1. Lucy Melford's Avatar
    I've owned a Samsung Galaxy S5 since its release day in April 2014. In the last few days I've installed Android Lollipop 5.0. Mostly this is an attractive update, but with some minor irritations.

    One was that my favourite imported (i.e. not built-in) notification sound (Message 2.aac) was no longer recognised, and, pending a fix, I apparently had to be content with one of the built-in sounds.

    But I saw a way around this, which I offer to Forum readers. I already knew that any song in the Music folder could be turned into a ringtone or an alarm sound. I therefore copied Message 2.aac into the Music folder, and made it into an alarm sound (it could alternatively be made into a ringtone). That done, I deleted Message 2.aac from the Music folder.

    It was now in the root directory, and Lollipop could use it not only as an alarm, but as a notification sound. Thus I got my favourite sound for incoming emails and texts up and running!
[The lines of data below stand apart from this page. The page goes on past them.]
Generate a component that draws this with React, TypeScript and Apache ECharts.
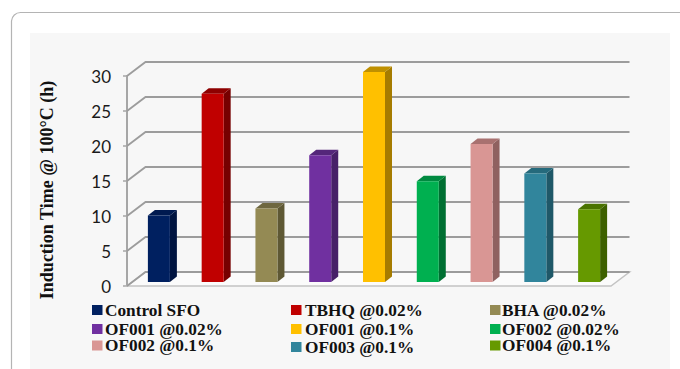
import React, { useEffect, useRef } from "react";
import * as echarts from "echarts";

const categories = [
  "Control SFO",
  "TBHQ @0.02%",
  "BHA @0.02%",
  "OF001 @0.02%",
  "OF001 @0.1%",
  "OF002 @0.02%",
  "OF002 @0.1%",
  "OF003 @0.1%",
  "OF004 @0.1%",
];
const inductionHours = [9.5, 26.9, 10.5, 18.1, 30.0, 14.4, 19.7, 15.5, 10.4];
const tickValues = [0, 5, 10, 15, 20, 25, 30];

const faceColors = ["#002060", "#C00000", "#948A54", "#7030A0", "#FFC000", "#00B050", "#D99694", "#31859C", "#669900"];
const sideColors = ["#001440", "#760000", "#5E5834", "#472068", "#A67C00", "#006F32", "#8F6160", "#1F5868", "#3D6000"];
const topColors = ["#001A50", "#8E0000", "#6E6740", "#54267A", "#BF9000", "#008A40", "#A87170", "#256A7C", "#4A7300"];

// Swatch/text placement of the nine legend entries, in reading order.
const legendColumns = [
  { swatch: 92, text: 105 },
  { swatch: 291, text: 305 },
  { swatch: 490, text: 502 },
];
const legendRowY = [
  [310, 310, 310],
  [329, 329, 329],
  [345.5, 347, 345.5],
];

// Oblique projection used for the back wall and the bars.
const WALL_DX = 18.5;
const WALL_DY = -14;
const BAR_SHIFT_X = 5;
const BAR_SHIFT_Y = -4;
const BAR_WIDTH = 22;
const BAR_DX = 7;
const BAR_DY = -5.5;

echarts.graphic.registerShape(
  "cardEdge",
  echarts.graphic.extendPath("M11.5 369 V21 A9 9 0 0 1 20.5 12.5 H680", {})
);

const serif = '"Liberation Serif", "Times New Roman", serif';

function legendGraphics() {
  const items: any[] = [];
  categories.forEach((name, i) => {
    const col = i % 3;
    const row = Math.floor(i / 3);
    const y = legendRowY[row][col];
    items.push({
      type: "rect",
      z: 10,
      shape: { x: legendColumns[col].swatch, y: y - 5, width: 10.5, height: 10 },
      style: { fill: faceColors[i] },
    });
    items.push({
      type: "text",
      z: 10,
      x: legendColumns[col].text,
      y,
      style: {
        text: name,
        fill: "#111111",
        font: `bold 17.3px ${serif}`,
        textAlign: "left",
        textVerticalAlign: "middle",
      },
    });
  });
  return items;
}

function renderFloor(params: any, api: any) {
  const cs = params.coordSys;
  const x0 = cs.x;
  const x1 = cs.x + cs.width;
  const y = api.coord([0, 0])[1];
  return {
    type: "polygon",
    shape: {
      points: [
        [x0, y],
        [x0 + WALL_DX, y + WALL_DY],
        [x1 + WALL_DX, y + WALL_DY],
        [x1, y],
      ],
    },
    style: { fill: "#FBFBFB", stroke: "#C4C4C4", lineWidth: 1.5 },
  };
}

function renderWallLine(params: any, api: any) {
  const cs = params.coordSys;
  const x0 = cs.x;
  const x1 = cs.x + cs.width;
  const y = api.coord([0, api.value(0)])[1];
  return {
    type: "polyline",
    shape: {
      points: [
        [x0, y],
        [x0 + WALL_DX, y + WALL_DY],
        [x1 + WALL_DX, y + WALL_DY],
      ],
    },
    style: { fill: "none", stroke: "#9C9C9C", lineWidth: 1.8 },
  };
}

function renderBar(_params: any, api: any) {
  const i = api.value(0);
  const top = api.coord([i, api.value(1)]);
  const base = api.coord([i, 0]);
  const left = top[0] + BAR_SHIFT_X - BAR_WIDTH / 2;
  const right = left + BAR_WIDTH;
  const yTop = top[1] + BAR_SHIFT_Y;
  const yBase = base[1] + BAR_SHIFT_Y;
  return {
    type: "group",
    children: [
      {
        type: "polygon",
        shape: {
          points: [
            [right, yTop],
            [right + BAR_DX, yTop + BAR_DY],
            [right + BAR_DX, yBase + BAR_DY],
            [right, yBase],
          ],
        },
        style: { fill: sideColors[i] },
      },
      {
        type: "polygon",
        shape: {
          points: [
            [left, yTop],
            [left + BAR_DX, yTop + BAR_DY],
            [right + BAR_DX, yTop + BAR_DY],
            [right, yTop],
          ],
        },
        style: { fill: topColors[i] },
      },
      {
        type: "rect",
        shape: { x: left, y: yTop, width: BAR_WIDTH, height: yBase - yTop },
        style: { fill: faceColors[i] },
      },
    ],
  };
}

export default function App() {
  const ref = useRef<HTMLDivElement>(null);

  useEffect(() => {
    const chart = echarts.init(ref.current!, undefined, { renderer: "svg" });
    chart.setOption({
      animation: false,
      backgroundColor: "#FFFFFF",
      grid: { left: 127, top: 76, width: 484, height: 210, containLabel: false },
      xAxis: {
        type: "category",
        data: categories,
        axisLine: { show: false },
        axisTick: { show: false },
        axisLabel: { show: false },
        splitLine: { show: false },
      },
      yAxis: {
        type: "value",
        min: 0,
        max: 30,
        interval: 5,
        name: "Induction Time @ 100°C (h)",
        nameLocation: "middle",
        nameRotate: 90,
        nameGap: 71,
        nameTextStyle: {
          fontFamily: serif,
          fontWeight: "bold",
          fontSize: 18,
          color: "#111111",
          padding: [0, 18, 0, 0],
        },
        axisLine: { show: true, lineStyle: { color: "#A6A6A6", width: 2 } },
        axisTick: { show: true, length: 4, lineStyle: { color: "#A6A6A6", width: 1.5 } },
        axisLabel: {
          margin: 16,
          fontFamily: "Lato",
          fontSize: 17,
          color: "#1A1A1A",
        },
        splitLine: { show: false },
      },
      graphic: {
        elements: [
          {
            type: "rect",
            z: -10,
            shape: { x: 30, y: 33, width: 640, height: 336 },
            style: { fill: "#F7F7F7" },
          },
          {
            type: "cardEdge",
            z: -9,
            x: 0,
            y: 0,
            style: { fill: "none", stroke: "#B4B4B4", lineWidth: 1.2 },
          },
          ...legendGraphics(),
        ],
      },
      series: [
        {
          type: "custom",
          silent: true,
          z: 1,
          clip: false,
          renderItem: renderFloor,
          data: [[0]],
        },
        {
          type: "custom",
          silent: true,
          z: 2,
          clip: false,
          renderItem: renderWallLine,
          encode: { y: 0 },
          data: tickValues.map((v) => [v]),
        },
        {
          type: "custom",
          silent: true,
          z: 3,
          clip: false,
          renderItem: renderBar,
          encode: { x: 0, y: 1 },
          data: inductionHours.map((v, i) => [i, v]),
        },
      ],
    });
    return () => chart.dispose();
  }, []);

  return (
    <div
      ref={ref}
      style={{ position: "absolute", left: 0, top: 0, width: 680, height: 369 }}
    />
  );
}
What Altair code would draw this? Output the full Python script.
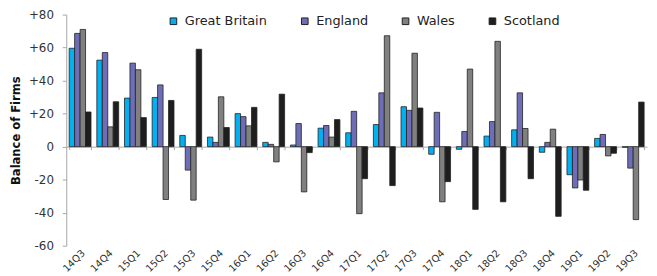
import altair as alt
import pandas as pd

quarters = ["14Q3", "14Q4", "15Q1", "15Q2", "15Q3", "15Q4", "16Q1", "16Q2", "16Q3", "16Q4",
            "17Q1", "17Q2", "17Q3", "17Q4", "18Q1", "18Q2", "18Q3", "18Q4", "19Q1", "19Q2", "19Q3"]
great_britain = [59.6, 52.4, 29.4, 29.8, 6.8, 5.8, 20.0, 2.6, 1.0, 11.2,
                 8.4, 13.4, 24.2, -4.6, -1.6, 6.4, 10.2, -3.4, -17.0, 5.0, -0.4]
england = [68.6, 57.0, 50.6, 37.4, -14.2, 2.6, 18.2, 1.4, 14.0, 12.8,
           21.4, 32.6, 22.0, 20.8, 9.2, 15.2, 32.6, 2.6, -25.0, 7.4, -13.0]
wales = [71.0, 12.0, 46.6, -32.0, -32.4, 30.2, 12.6, -9.2, -27.4, 5.8,
         -40.6, 67.2, 56.6, -33.4, 47.0, 63.8, 11.0, 10.6, -20.2, -5.6, -44.2]
scotland = [21.0, 27.2, 17.6, 28.0, 59.0, 11.6, 23.8, 31.8, -3.6, 16.4,
            -19.4, -23.6, 23.4, -21.2, -38.0, -33.4, -19.4, -42.2, -26.4, -4.0, 27.0]
series = ["Great Britain", "England", "Wales", "Scotland"]
colors = ["#00B0F0", "#6E6EB8", "#808080", "#1E1E1E"]
y_ticks = [-60, -40, -20, 0, 20, 40, 60, 80]

rows = []
for i, q in enumerate(quarters):
    for s, vals in zip(series, [great_britain, england, wales, scotland]):
        rows.append({"quarter": q, "series": s, "value": vals[i]})
df = pd.DataFrame(rows)
qdf = pd.DataFrame({"quarter": quarters, "zero": [0] * len(quarters)})

bars = alt.Chart(df).mark_bar(stroke="#222222", strokeWidth=0.8).encode(
    x=alt.X("quarter:N", sort=quarters,
            scale=alt.Scale(paddingInner=0.21, paddingOuter=0.105),
            axis=alt.Axis(title=None, orient="bottom", labelAngle=-45, domain=False, ticks=False,
                          labelPadding=2, labelFont="DejaVu Sans", labelFontSize=10,
                          labelColor="#333333")),
    xOffset=alt.XOffset("series:N", sort=series,
                        scale=alt.Scale(paddingInner=0, paddingOuter=0)),
    y=alt.Y("value:Q", scale=alt.Scale(domain=[-60, 80], nice=False),
            axis=alt.Axis(title="Balance of Firms", orient="left", values=y_ticks, grid=False,
                          labelOverlap=False,
                          labelExpr="datum.value > 0 ? '+' + datum.value : '' + datum.value",
                          domainColor="#A6A6A6", tickColor="#A6A6A6", tickSize=4,
                          labelPadding=9, labelFont="DejaVu Sans", labelFontSize=12,
                          labelColor="#333333",
                          titleFont="Liberation Sans Narrow, DejaVu Sans Condensed",
                          titleFontSize=13, titleFontWeight="bold", titleColor="#111111",
                          titlePadding=6)),
    color=alt.Color("series:N", sort=series,
                    scale=alt.Scale(domain=series, range=colors),
                    legend=alt.Legend(title=None, orient="none", legendX=102, legendY=0,
                                      direction="horizontal",
                                      symbolType="square",
                                      symbolSize=45, symbolStrokeColor="#222222",
                                      symbolStrokeWidth=1, symbolOpacity=1,
                                      labelFont="DejaVu Sans", labelFontSize=13,
                                      labelColor="#222222", labelOffset=5,
                                      columnPadding=31, padding=0)),
)

zero_axis = alt.Chart(qdf).mark_tick(opacity=0).encode(
    x=alt.X("quarter:N", sort=quarters,
            axis=alt.Axis(title=None, orient="bottom", labels=False, domain=True, ticks=True,
                          tickBand="extent", tickSize=3, offset=-100.29,
                          domainColor="#A6A6A6", tickColor="#A6A6A6")),
    y=alt.Y("zero:Q", axis=None),
)

chart = alt.layer(bars, zero_axis).resolve_axis(x="independent", y="independent").properties(
    width=588, height=234,
    autosize=alt.AutoSizeParams(type="none"),
    padding={"left": 59, "top": 5, "right": 2, "bottom": 29},
).configure_view(stroke=None)

chart.save("out.html", embed_options={"renderer": "svg", "actions": False})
    I suppose any procedure involving a built-in app that places a sound in the root directory will be the basis for a workaround. I thought readers might like to know about it. Whether it's an elegant solution is of course quite another matter!

    Lucy Melford
    B. Diddy likes this.
    01-27-2015 09:42 AM
  2. B. Diddy's Avatar
    Welcome to Android Central, and thanks for the tip! It should work if you move any mp3 or wav file to the corresponding directory (Ringtones, Notifications, or Alarms). Where was your Message 2.aac file to begin with, where it wasn't being recognized?
    01-27-2015 10:21 AM
  3. Lucy Melford's Avatar
    It was on the 'Notification' folder on the SD card. I experimented with moving it to the 'Notification' folder in the device. Then with creating 'notification' folders in both places (i.e. root-type folder names in lower case). No joy. But turning Message 2.aac into a song, which could then be written to a root folder by the built-in Music player, seemed likely to work - and it did!

    01-27-2015 04:12 PM
  4. B. Diddy's Avatar
    I wonder if part of the issue is that it's an aac file, not mp3 or wav (although supposedly, m4a files should work, which is what aac is). Sometimes, when you transfer a sound file to one of those folders, you have to either wait several minutes or reboot the device before the file shows up in the list. It's probably dependent on when the system's Media Scanner runs to check on new media files.
    01-27-2015 06:00 PM
  5. Lucy Melford's Avatar
    The various built-in noises in the root folders all seem to be .ogg files, so I did consider converting the .aac file I had to .ogg, using software on my desktop PC, and then importing it via a USB cable. As the 'song-made-into-alarm' technique was successful, I never attempted the '.aac to .ogg' method. It might work, though.

    As for whether notification sounds matter, it obviously depends on the kind of life you lead, and where you carry your phone. I need to hear my many emails and messages arriving every time, so that I can reply promptly. And I need especially sharp, clear sounds because my phone is often buried in my bag, not a pocket. If you don't carry your life around in a bag, then you won't have this problem! Perhaps you can see why installing custom sounds, that my (older) ears have been long attuned to, would be an important issue for me.

    01-28-2015 04:19 AM
  6. B. Diddy's Avatar
    Don't mind that previous rude post--it was likely from a spammer, and deleted by a Moderator.
    01-28-2015 09:32 AM
  7. MCoats's Avatar
    My custom notifications are .mp3 files. I copied the one I was using into the music folder on my sd card. I then played it in the music player app. Went to the clock app, set the alarm sound as the mp3 file. Then went to the music folder and deleted the .mp3 file. Apparently it didn't copy it to the root as yours did cause I can't select it as a notification and it's gone as an alarm sound.